One thing you may consider looking at as well is sensitivity checks in the priors. Commonly, power analyses are done to determine a target sample size to detect effects of various sizes, so editors/reviewers may be familiar with power analysis as a proxy for sample size adequacy. There are several papers on the use of Bayesian methods for small samples where perfectly good results are obtained with reasonably informative priors, and I think that’s where maybe “sample size adequacy” might come in with Bayesian methods. Essentially, you might want to just show one of two things: (a) that your sample size is large enough that your results are largely insensitive to your priors or (b) that your priors are informative enough to arrive at “correct” inferences given your sample size. There was a recent post on this forum on prior sensitivity checks. This should all be do-able with simulated data.

Though you plan to use brms, which is really good about creating Stan models that are efficient, you might still consider sharing your planned call to brms to see if there might be any speed-up tricks that people could recognize. There have been a few posts on the forum in the last couple of months on using sufficient statistics to speed up modeling. Similarly, brms support of cmdstan also means that potentially multithreading or a variational Bayes estimator could be used to speed up these preliminary fits. If there’s any of these kinds of recommendations from the community, then it may help ensure you have reasonable wait times for your simulation fits.

1 Like

I have written this preprint about power analyses using brms

The idea covered in the paper is a simple comparison of two groups, but it is in principle extendable to more complex model parameters as well. Most likely some of the exact code might not be applicable, but I think there are some useful things in it - for example, I show how you can use a package called furrr to run simulations in parallel and reduce the simulation time by a long way. Perhaps a combination of a simplified model and using furrr to run the things in parallel could be useful.

I do get that people think the idea of power analyses might be strange in a Bayesian framework but I’m not entirely sure I agree. Firstly, one can also use sample size planning to determine how precise an estimate can become given different samples sizes. Secondly, we often might use some rules of thumb to determine whether we think an effect is of sufficient size to care about (such as a parameter being inside or outside a range of practical equivalence), and power analysis can help us do this with different effect sizes. Before we run an experiment, we do not know what the data will be and so it can make sense to consider hypothetical data sets we might observe and see what power we have given different observed data and different sample sizes, to help plan a study.

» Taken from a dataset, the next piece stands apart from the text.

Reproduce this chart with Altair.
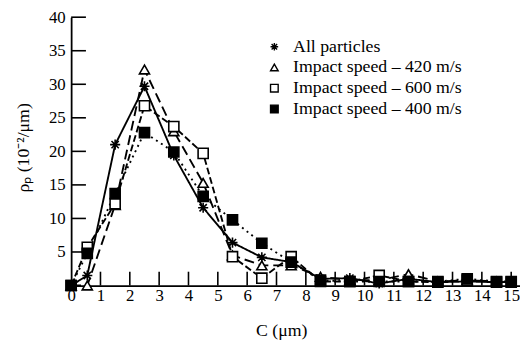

Do let me know if you have any questions. All the code is available with a link in the text. Also if others on the forum have feedback on the paper.

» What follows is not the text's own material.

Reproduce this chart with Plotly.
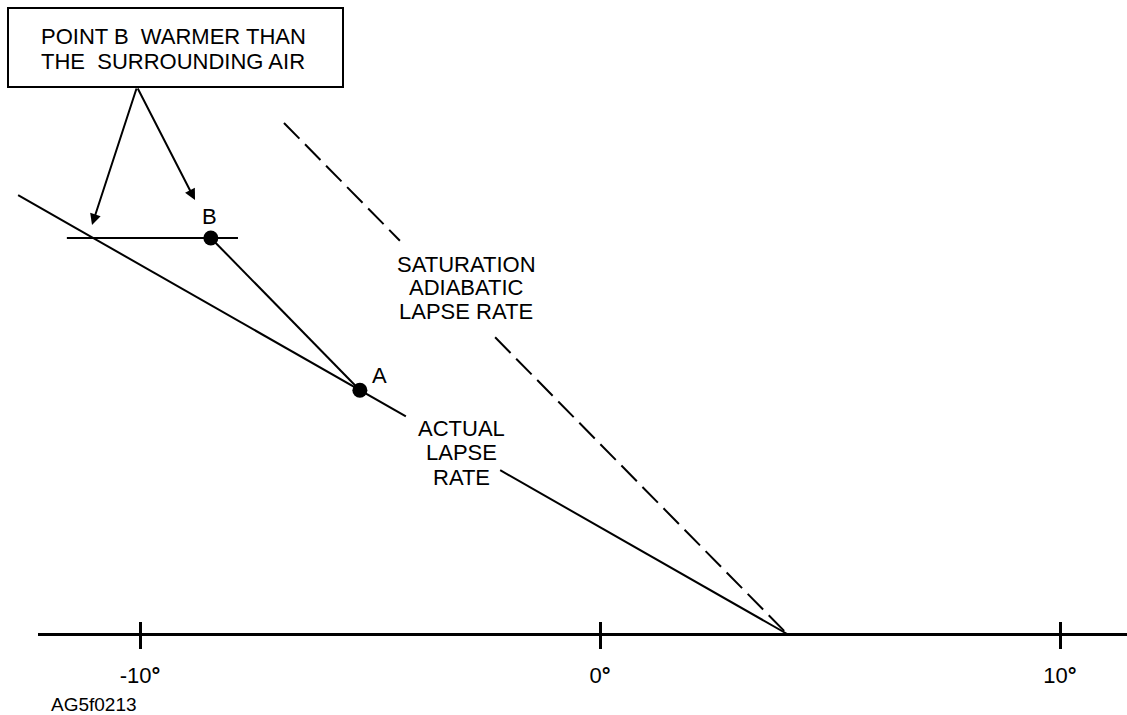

There are some implicit assumptions being made here that I think are complicating some of the discussion.

Formally a power analysis is a calibration of a null-hypothesis significance test. For each configuration of a non-null, or alternative, hypothesis one can repeatedly simulate data and see how often the null-hypothesis test correctly rejects the null hypothesis. In most null-hypothesis significance tests these calculations are done analytically to avoid the cost of simulation, but the results should be similar.

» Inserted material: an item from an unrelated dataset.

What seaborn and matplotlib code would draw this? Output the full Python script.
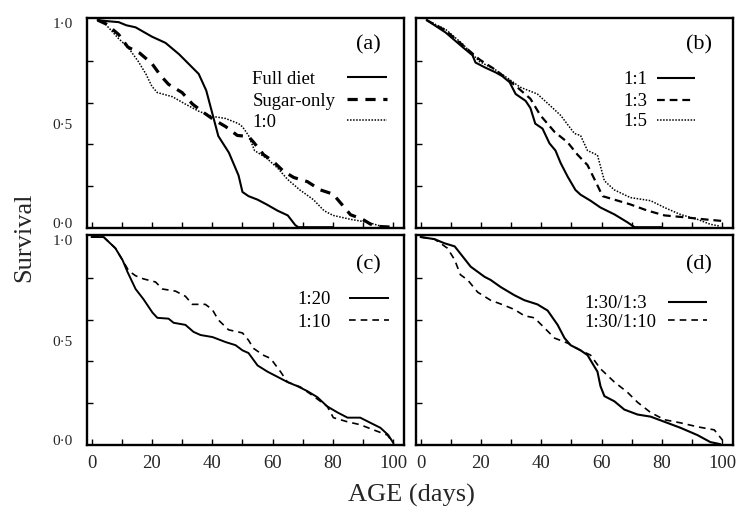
import numpy as np
import pandas as pd
import matplotlib
matplotlib.use("Agg")
import matplotlib.pyplot as plt
from matplotlib.ticker import FixedLocator
from matplotlib.transforms import ScaledTranslation
import seaborn as sns

# ---------------- data ----------------
# panel (a)
full_age = [2, 5, 9, 11.5, 14.6, 20, 24.5, 29, 35.5, 38, 40, 42, 45.5, 48.7, 50, 52, 55, 58, 61.6, 65, 67.5, 68.5, 80]
full_surv = [1.0, 0.995, 0.99, 0.975, 0.965, 0.92, 0.89, 0.835, 0.74, 0.66, 0.55, 0.44, 0.36, 0.25, 0.17, 0.15, 0.133, 0.11, 0.08, 0.057, 0.01, 0.0, 0.0]
sugar_age = [2, 5, 9, 12, 16, 20, 23, 25.5, 30, 33.4, 36.8, 40.4, 44.4, 48.3, 52, 53.7, 57, 60, 63.6, 67, 71.5, 75.8, 80, 83.5, 85.8, 89.6, 92.4, 95.7, 100]
sugar_surv = [1.0, 0.98, 0.93, 0.87, 0.84, 0.79, 0.73, 0.69, 0.65, 0.595, 0.557, 0.52, 0.486, 0.443, 0.438, 0.41, 0.35, 0.32, 0.27, 0.24, 0.22, 0.18, 0.16, 0.10, 0.06, 0.04, 0.015, 0.003, 0.0]
one0_age = [2, 4, 9, 12, 15.5, 18, 20, 21.8, 26.8, 31, 35.5, 40, 44.4, 48.7, 50, 52, 54, 58, 61.6, 65, 69, 73.5, 77, 80, 85.8, 91.4, 94.7, 97]
one0_surv = [1.0, 0.99, 0.91, 0.87, 0.80, 0.74, 0.68, 0.65, 0.63, 0.595, 0.56, 0.535, 0.525, 0.50, 0.485, 0.443, 0.37, 0.333, 0.286, 0.23, 0.18, 0.133, 0.08, 0.057, 0.038, 0.024, 0.01, 0.0]

# panel (b)
b11_age = [2, 8.3, 13.9, 17.2, 18.2, 21.5, 24.8, 27, 29.5, 31.5, 34.8, 36.4, 38, 40.4, 42.7, 44.7, 46.4, 48.7, 51.3, 53, 56.3, 59.6, 64.2, 68.5, 70.9, 80]
b11_surv = [1.0, 0.94, 0.87, 0.83, 0.795, 0.77, 0.748, 0.73, 0.70, 0.643, 0.61, 0.575, 0.50, 0.476, 0.405, 0.37, 0.31, 0.245, 0.18, 0.157, 0.128, 0.095, 0.062, 0.024, 0.0, 0.0]
b13_age = [2, 8.3, 13.9, 19.5, 24.8, 28.8, 32, 36.4, 39.7, 44.4, 48.7, 52, 55.3, 58, 60.3, 64.2, 69.5, 75.2, 80.8, 87.4, 94, 100]
b13_surv = [1.0, 0.95, 0.88, 0.81, 0.76, 0.714, 0.676, 0.62, 0.54, 0.46, 0.41, 0.35, 0.30, 0.22, 0.15, 0.133, 0.11, 0.08, 0.057, 0.048, 0.038, 0.03]
b15_age = [2, 8.3, 13.9, 19.5, 24.8, 28.8, 33, 38.7, 43, 46.4, 51, 53, 55.3, 58.6, 60.9, 64.2, 69.5, 76.2, 80.8, 86, 91.7, 96, 99.3]
b15_surv = [1.0, 0.955, 0.885, 0.80, 0.76, 0.72, 0.676, 0.643, 0.586, 0.54, 0.452, 0.443, 0.37, 0.348, 0.224, 0.18, 0.143, 0.128, 0.095, 0.062, 0.038, 0.014, 0.005]

# panel (c)
c20_age = [0, 4, 7.9, 10.3, 11.9, 14.6, 17.2, 20.2, 21.8, 25.5, 27.2, 31.1, 33.8, 36.1, 40.1, 44.4, 47.7, 50, 52, 55, 58.3, 61.6, 64.9, 68.2, 71.5, 74.8, 78.1, 81.5, 84.8, 89, 92.4, 95.7, 98.3, 100]
c20_surv = [1.0, 1.0, 0.946, 0.888, 0.832, 0.749, 0.70, 0.635, 0.61, 0.606, 0.586, 0.576, 0.542, 0.527, 0.517, 0.493, 0.478, 0.453, 0.44, 0.38, 0.35, 0.325, 0.30, 0.28, 0.256, 0.227, 0.182, 0.153, 0.128, 0.128, 0.103, 0.079, 0.044, 0.005]
c10_age = [0, 4, 7.9, 10.3, 12.3, 14.6, 17.2, 21.2, 23.5, 27.8, 31.1, 33.4, 37.7, 40, 42, 45.4, 50, 52, 53.6, 57, 59.3, 62.6, 64.9, 69.2, 73.5, 78.1, 80.1, 84.8, 89, 93.4, 98, 99.7]
c10_surv = [1.0, 1.0, 0.946, 0.888, 0.837, 0.813, 0.798, 0.783, 0.749, 0.739, 0.714, 0.675, 0.675, 0.65, 0.60, 0.552, 0.537, 0.502, 0.463, 0.429, 0.414, 0.35, 0.30, 0.276, 0.232, 0.182, 0.128, 0.108, 0.094, 0.069, 0.044, 0.01]

# panel (d)
d3_age = [0, 4.6, 7.9, 11.3, 13.2, 16.6, 21.2, 23.2, 26.5, 31.1, 34.4, 38.7, 42.1, 45.4, 47.7, 49.7, 53, 55.3, 57.6, 58.6, 59.6, 60.9, 64.2, 67.5, 71.9, 76.2, 80.8, 86.1, 91.7, 96, 99.3]
d3_surv = [1.0, 0.99, 0.97, 0.955, 0.92, 0.857, 0.808, 0.793, 0.759, 0.719, 0.695, 0.675, 0.645, 0.576, 0.512, 0.478, 0.453, 0.43, 0.374, 0.35, 0.28, 0.232, 0.207, 0.167, 0.143, 0.133, 0.108, 0.079, 0.044, 0.01, 0.0]
d10_age = [0, 4.6, 6.6, 8.9, 11.3, 13.2, 15.6, 18.9, 23.2, 27.8, 31.1, 34.4, 37.7, 41, 44.4, 48.7, 53, 56.3, 59.6, 64.2, 68.5, 71.9, 76.2, 80.8, 86.1, 91.7, 97.3, 100]
d10_surv = [1.0, 0.99, 0.97, 0.946, 0.89, 0.818, 0.793, 0.734, 0.695, 0.67, 0.65, 0.62, 0.61, 0.562, 0.512, 0.488, 0.453, 0.43, 0.364, 0.30, 0.251, 0.202, 0.153, 0.118, 0.103, 0.084, 0.069, 0.02]

panel_labels = ["(a)", "(b)", "(c)", "(d)"]
x_ticks = [0, 20, 40, 60, 80, 100]
y_ticks = [0.0, 0.5, 1.0]
y_ticklabels = ["0\u00b70", "0\u00b75", "1\u00b70"]

# ---------------- styling ----------------
sns.set_theme(style="white")
plt.rcParams["font.family"] = ["Liberation Serif", "DejaVu Serif"]

SOLID = "-"
DOTTED = (0, (1, 1))

series = {
    0: [("Full diet", full_age, full_surv, dict(linestyle=SOLID, linewidth=1.5)),
        ("Sugar-only", sugar_age, sugar_surv, dict(linestyle=(0, (3.2, 2.4)), linewidth=2.3)),
        ("1:0", one0_age, one0_surv, dict(linestyle=DOTTED, linewidth=1.1))],
    1: [("1:1", b11_age, b11_surv, dict(linestyle=SOLID, linewidth=1.5)),
        ("1:3", b13_age, b13_surv, dict(linestyle=(0, (3.5, 2.2)), linewidth=1.6)),
        ("1:5", b15_age, b15_surv, dict(linestyle=DOTTED, linewidth=1.1))],
    2: [("1:20", c20_age, c20_surv, dict(linestyle=SOLID, linewidth=1.4)),
        ("1:10", c10_age, c10_surv, dict(linestyle=(0, (4, 3)), linewidth=1.2))],
    3: [("1:30/1:3", d3_age, d3_surv, dict(linestyle=SOLID, linewidth=1.5)),
        ("1:30/1:10", d10_age, d10_surv, dict(linestyle=(0, (4, 3)), linewidth=1.2))],
}

# legend geometry in axes fraction: text_x, line_x0, line_x1, row ys, label (x,y)
legend_geo = {
    0: (0.522, 0.821, 0.947, [0.717, 0.613, 0.513], (0.928, 0.873)),
    1: (0.655, 0.759, 0.880, [0.715, 0.610, 0.515], (0.934, 0.873)),
    2: (0.663, 0.827, 0.953, [0.700, 0.595], (0.928, 0.857)),
    3: (0.532, 0.794, 0.918, [0.681, 0.595], (0.934, 0.857)),
}

W, H = 740, 511
fig, axes = plt.subplots(2, 2, figsize=(W / 100, H / 100), dpi=100)
fig.subplots_adjust(left=87 / W, right=733 / W, top=1 - 18 / H, bottom=1 - 445 / H,
                    wspace=0.038, hspace=0.033)
axes = axes.ravel()

for i, ax in enumerate(axes):
    for name, ages, surv, st in series[i]:
        df = pd.DataFrame({"age": ages, "surv": surv})
        sns.lineplot(data=df, x="age", y="surv", ax=ax, color="black",
                     estimator=None, sort=False, **st)
    ax.set_xlim(-1.5, 103.5)
    ax.set_ylim(-0.004, 1.01)
    ax.set_xlabel("")
    ax.set_ylabel("")
    for sp in ax.spines.values():
        sp.set_visible(True)
        sp.set_color("black")
        sp.set_linewidth(1.7)
    ax.set_xticks(x_ticks)
    ax.xaxis.set_minor_locator(FixedLocator([10, 30, 50, 70, 90]))
    ax.set_yticks(y_ticks)
    ax.yaxis.set_minor_locator(FixedLocator([0.2, 0.4, 0.6, 0.8]))
    ax.tick_params(axis="x", which="both", direction="in", length=4, width=1,
                   color="black", bottom=True, top=False, pad=7, labelsize=13.5)
    ax.tick_params(axis="y", which="major", direction="in", length=0, pad=10,
                   labelsize=11, left=True)
    ax.tick_params(axis="y", which="minor", direction="in", length=4, width=1,
                   color="black", left=True)
    if i in (0, 2):
        ax.set_yticklabels(y_ticklabels)
        # nudge 0·0 up and 1·0 down a little, as in the reference
        shifts = [3.0, 0.0, -2.0]
        for lab, dy in zip(ax.get_yticklabels(), shifts):
            lab.set_transform(lab.get_transform() +
                              ScaledTranslation(0, dy / 72, fig.dpi_scale_trans))
    else:
        ax.tick_params(axis="y", labelleft=False)
    if i in (0, 1):
        ax.tick_params(axis="x", labelbottom=False)

    tx, lx0, lx1, rows, (px, py) = legend_geo[i]
    for (name, _, _, st), ry in zip(series[i], rows):
        ax.text(tx, ry, name, transform=ax.transAxes, ha="left",
                va="center_baseline", fontsize=13.5, color="black")
        ax.plot([lx0, lx1], [ry, ry], transform=ax.transAxes, color="black",
                solid_capstyle="butt", dash_capstyle="butt", **st)
    ax.text(px, py, panel_labels[i], transform=ax.transAxes, ha="right",
            va="center", fontsize=16, color="black")

fig.text(24 / W, 1 - 237 / H, "Survival", rotation=90, ha="center", va="center",
         fontsize=19)
fig.text(411 / W, 1 - 495 / H, "AGE (days)", ha="center", va="center", fontsize=19)

fig.savefig("out.png", dpi=100, facecolor="white")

Ideally there would be a lower bound to this continuum of true positive rates, but when the null hypothesis is nested within the alternative hypothesis, for example when the null is defined by \theta = 0 and the alternative is defined by \theta \ne 0, then the lower bound would always be zero because some configuration of the alternative model will be close enough to the null hypothesis to be indistinguishable from the null hypothesis.

The typical fix is a bit of a sludge – one introduces a minimum effect size and then defines the power as the true positive rate corresponding to that alternative model configuration. A minimal sample size can then be defined as amount of data needed to keep the power above a desired level.

The whole procedure starts to all apart a bit when the null and alternative hypotheses are no longer one-dimensional. Moreover all of the calculations require very simple model assumptions, and executing a power analysis for more sophisticated null and alternative hypothesis becomes extremely expensive, if not outright infeasible. Unfortunately many take these simple assumptions, and a cheap power analysis, for granted.

For more discussion with pictures see for example Section 4.2 of [1803.08393] Calibrating Model-Based Inferences and Decisions.

So, what does all of this mean?

Firstly a power analysis is applicable only when one wants to emulate a null-hypothesis significant test in a more Bayesian way, for example by defining a null model through a region of practical equivalence and then rejecting that null based on the posterior probability allocated to that region. If no such decision will be made then a power analysis simply isn’t needed. If a decision is of interest then one can replace the power analysis with a Bayesian calibration. See for example Section 4.3-4.5 of [1803.08393] Calibrating Model-Based Inferences and Decisions as well as Section 3.3 of Probabilistic Modeling and Statistical Inference and Section 1.3 of Towards A Principled Bayesian Workflow.

That said even a binary decision isn’t planned one still might be interested in the range of posterior behaviors that might arise given your modeling assumptions. For example one might be curious how often posterior quantile intervals cover the true value or how often the posterior is narrow enough to resolve a certain difference from zero. Here one can consider Bayesian calibration with a different utility function than true/false positive rates, or even a more qualitative utility function implemented as a visualization such as the “eye chart” discussed in that last reference.

There’s no way to reduce these Bayesian calibration studies to a single number, so they probably won’t satisfy the naive request of the editor, but they can still be extremely useful in building expectations for how your inferences might perform presuming that your model captures the relevant features of the true data generating process.

Additionally when working with sophisticated models the computation needed for even a crude Bayesian calibration with just a few simulated observations can indeed be intense. Conditioned on the simulated data each posterior fit is independent of the others and can be run in parallel, however, which allows for the use of cluster/cloud resources when they’re available. In the end however, even a crude Bayesian calibration can be useful to identify some potential behaviors so long as we don’t assume that it covers all possible behaviors.